◆ **To be done**
Retype exactly what runs from the first line of the data to the line with "60, 70, 80]", keeping both of those lines and skipping pictures.

◆ **Source excerpt**
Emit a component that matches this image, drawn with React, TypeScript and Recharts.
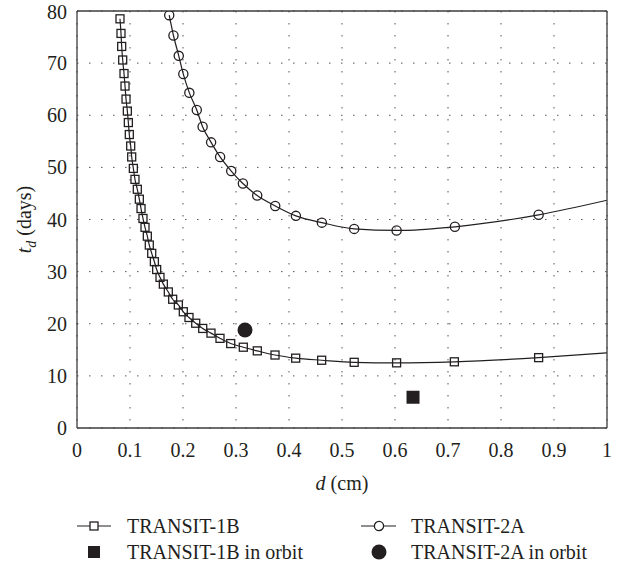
import React from 'react'
import {
  ComposedChart,
  Line,
  Scatter,
  XAxis,
  YAxis,
  CartesianGrid,
} from 'recharts'

const xTicks = [0, 0.1, 0.2, 0.3, 0.4, 0.5, 0.6, 0.7, 0.8, 0.9, 1]
const yTicks = [0, 10, 20, 30, 40, 50, 60, 70, 80]

// TRANSIT-1B, marker positions (d in cm, t_d in days)
const d1B = [
  0.0811, 0.083, 0.0843, 0.0862, 0.0887, 0.0906, 0.0925, 0.095, 0.0969, 0.0987,
  0.1013, 0.1032, 0.1063, 0.1094, 0.1138, 0.1176, 0.1208, 0.1245, 0.1283, 0.1327,
  0.1364, 0.141, 0.146, 0.1503, 0.1566, 0.1629, 0.1723, 0.1805, 0.1912, 0.2006,
  0.2113, 0.224, 0.2372, 0.2528, 0.2698, 0.29, 0.3138, 0.3402, 0.3736, 0.4126,
  0.4616, 0.523, 0.603, 0.712, 0.871,
]
const t1B = [
  78.5, 75.7, 73.2, 70.6, 68.0, 65.6, 63.1, 60.8, 58.6, 56.3,
  54.1, 52.0, 49.8, 47.7, 45.8, 43.9, 42.1, 40.2, 38.5, 36.8,
  35.1, 33.5, 31.9, 30.4, 28.9, 27.6, 26.1, 24.7, 23.6, 22.3,
  21.2, 20.1, 19.1, 18.2, 17.2, 16.2, 15.5, 14.8, 14.0, 13.4,
  13.0, 12.6, 12.5, 12.7, 13.5,
]

// TRANSIT-2A, marker positions
const d2A = [
  0.174, 0.182, 0.192, 0.2006, 0.212, 0.226, 0.237, 0.253, 0.27, 0.291,
  0.313, 0.34, 0.374, 0.413, 0.462, 0.523, 0.603, 0.713, 0.871,
]
const t2A = [
  79.2, 75.3, 71.4, 67.9, 64.3, 61.0, 57.8, 54.8, 52.0, 49.3,
  46.9, 44.6, 42.6, 40.7, 39.4, 38.2, 37.9, 38.6, 40.9,
]

// the curves run on to the right edge without a marker
const endD = [1, 1]
const endT = [14.4, 43.7]

// in-orbit measurements
const orbitD1B = [0.634]
const orbitT1B = [5.9]
const orbitD2A = [0.317]
const orbitT2A = [18.8]

const legendNames = ['TRANSIT-1B', 'TRANSIT-2A', 'TRANSIT-1B in orbit', 'TRANSIT-2A in orbit']

const series1B = d1B
  .map((d, i) => ({ d, t: t1B[i], mark: true }))
  .concat({ d: endD[0], t: endT[0], mark: false })
const series2A = d2A
  .map((d, i) => ({ d, t: t2A[i], mark: true }))
  .concat({ d: endD[1], t: endT[1], mark: false })
const orbit1B = orbitD1B.map((d, i) => ({ d, t: orbitT1B[i] }))
const orbit2A = orbitD2A.map((d, i) => ({ d, t: orbitT2A[i] }))

const INK = '#231f20'
const AXIS = '#3c3c3c'
const FONT = '"Liberation Serif"'

const squareDot = (p: any) =>
  p.payload?.mark ? (
    <rect key={`s${p.index}`} x={p.cx - 4} y={p.cy - 4} width={8} height={8}
      fill="none" stroke={INK} strokeWidth={1.3} />
  ) : (
    <g key={`s${p.index}`} />
  )

const circleDot = (p: any) =>
  p.payload?.mark ? (
    <circle key={`c${p.index}`} cx={p.cx} cy={p.cy} r={4.6}
      fill="none" stroke={INK} strokeWidth={1.3} />
  ) : (
    <g key={`c${p.index}`} />
  )

function XLabel({ viewBox }: any) {
  const { x, width, y } = viewBox
  return (
    <text x={x + width / 2} y={y + 62} textAnchor="middle" style={{ fontFamily: FONT }}
      fontSize={20} fill={INK}>
      <tspan fontStyle="italic">d</tspan> (cm)
    </text>
  )
}

function YLabel({ viewBox }: any) {
  const { y, height } = viewBox
  const cx = 31
  const cy = y + height / 2
  return (
    <text x={cx} y={cy} transform={`rotate(-90 ${cx} ${cy})`} textAnchor="middle"
      style={{ fontFamily: FONT }} fontSize={20} fill={INK}>
      <tspan fontStyle="italic">t</tspan>
      <tspan fontStyle="italic" fontSize={14} dy={5}>d</tspan>
      <tspan dy={-5}> (days)</tspan>
    </text>
  )
}

function ChartLegend() {
  const text = { style: { fontFamily: FONT }, fontSize: 20, fill: INK }
  return (
    <svg width={619} height={60} style={{ position: 'absolute', left: 0, top: 507 }}>
      <g transform="translate(0,19)">
        <line x1={77} x2={111} y1={0} y2={0} stroke={INK} strokeWidth={1.2} />
        <rect x={90} y={-4} width={8} height={8} fill="#fff" stroke={INK} strokeWidth={1.3} />
        <text x={127} y={7} {...text}>{legendNames[0]}</text>
        <line x1={361} x2={396} y1={0} y2={0} stroke={INK} strokeWidth={1.2} />
        <circle cx={379} cy={0} r={4.6} fill="#fff" stroke={INK} strokeWidth={1.3} />
        <text x={411} y={7} {...text}>{legendNames[1]}</text>
      </g>
      <g transform="translate(0,45)">
        <rect x={88} y={-6} width={12} height={12} fill={INK} />
        <text x={127} y={7} {...text}>{legendNames[2]}</text>
        <circle cx={379} cy={0} r={7.5} fill={INK} />
        <text x={411} y={7} {...text}>{legendNames[3]}</text>
      </g>
    </svg>
  )
}

export default function App() {
  const tickStyle = { fontSize: 20, fill: INK, style: { fontFamily: FONT } }
  return (
    <div style={{ position: 'absolute', left: 0, top: 0, width: 619, height: 567, background: '#fff' }}>
      <ComposedChart width={619} height={567} margin={{ top: 11, right: 12, left: 0, bottom: 109 }}>
        <CartesianGrid xAxisId="x" yAxisId="y" stroke="#555" strokeDasharray="1.5 10.5" />
        <XAxis xAxisId="x" type="number" dataKey="d" domain={[0, 1]} ticks={xTicks}
          allowDataOverflow tickLine={false} tickSize={0} tickMargin={15} height={30}
          axisLine={{ stroke: AXIS, strokeWidth: 1.3 }} tick={tickStyle} label={<XLabel />} />
        <XAxis xAxisId="xb" type="number" domain={[0, 1]} ticks={xTicks} allowDataOverflow
          mirror tick={false} tickSize={5} tickLine={{ stroke: AXIS }} axisLine={false} />
        <XAxis xAxisId="xt" orientation="top" type="number" domain={[0, 1]} ticks={xTicks}
          allowDataOverflow mirror tick={false} tickSize={5} tickLine={{ stroke: AXIS }}
          axisLine={{ stroke: AXIS, strokeWidth: 1.3 }} />
        <YAxis yAxisId="y" type="number" dataKey="t" domain={[0, 80]} ticks={yTicks}
          allowDataOverflow width={77} tickLine={false} tickSize={0} tickMargin={10}
          axisLine={{ stroke: AXIS, strokeWidth: 1.3 }} tick={tickStyle} label={<YLabel />} />
        <YAxis yAxisId="yl" type="number" domain={[0, 80]} ticks={yTicks} allowDataOverflow
          mirror tick={false} tickSize={5} tickLine={{ stroke: AXIS }} axisLine={false} />
        <YAxis yAxisId="yr" orientation="right" type="number" domain={[0, 80]} ticks={yTicks}
          allowDataOverflow mirror tick={false} tickSize={5} tickLine={{ stroke: AXIS }}
          axisLine={{ stroke: AXIS, strokeWidth: 1.3 }} />
        <Line xAxisId="x" yAxisId="y" data={series1B} dataKey="t" type="monotone"
          stroke={INK} strokeWidth={1.2} dot={squareDot} activeDot={false}
          isAnimationActive={false} name={legendNames[0]} />
        <Line xAxisId="x" yAxisId="y" data={series2A} dataKey="t" type="monotone"
          stroke={INK} strokeWidth={1.2} dot={circleDot} activeDot={false}
          isAnimationActive={false} name={legendNames[1]} />
        <Scatter xAxisId="x" yAxisId="y" data={orbit1B} dataKey="t" isAnimationActive={false}
          name={legendNames[2]}
          shape={(p: any) => <rect x={p.cx - 6.5} y={p.cy - 6.5} width={13} height={13} fill={INK} />} />
        <Scatter xAxisId="x" yAxisId="y" data={orbit2A} dataKey="t" isAnimationActive={false}
          name={legendNames[3]}
          shape={(p: any) => <circle cx={p.cx} cy={p.cy} r={7.5} fill={INK} />} />
      </ComposedChart>
      <ChartLegend />
    </div>
  )
}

◆ **Solution for this problem**
Emit a component that matches this image, drawn with React, TypeScript and Recharts.
import React from 'react'
import {
  ComposedChart,
  Line,
  Scatter,
  XAxis,
  YAxis,
  CartesianGrid,
} from 'recharts'

const xTicks = [0, 0.1, 0.2, 0.3, 0.4, 0.5, 0.6, 0.7, 0.8, 0.9, 1]
const yTicks = [0, 10, 20, 30, 40, 50, 60, 70, 80]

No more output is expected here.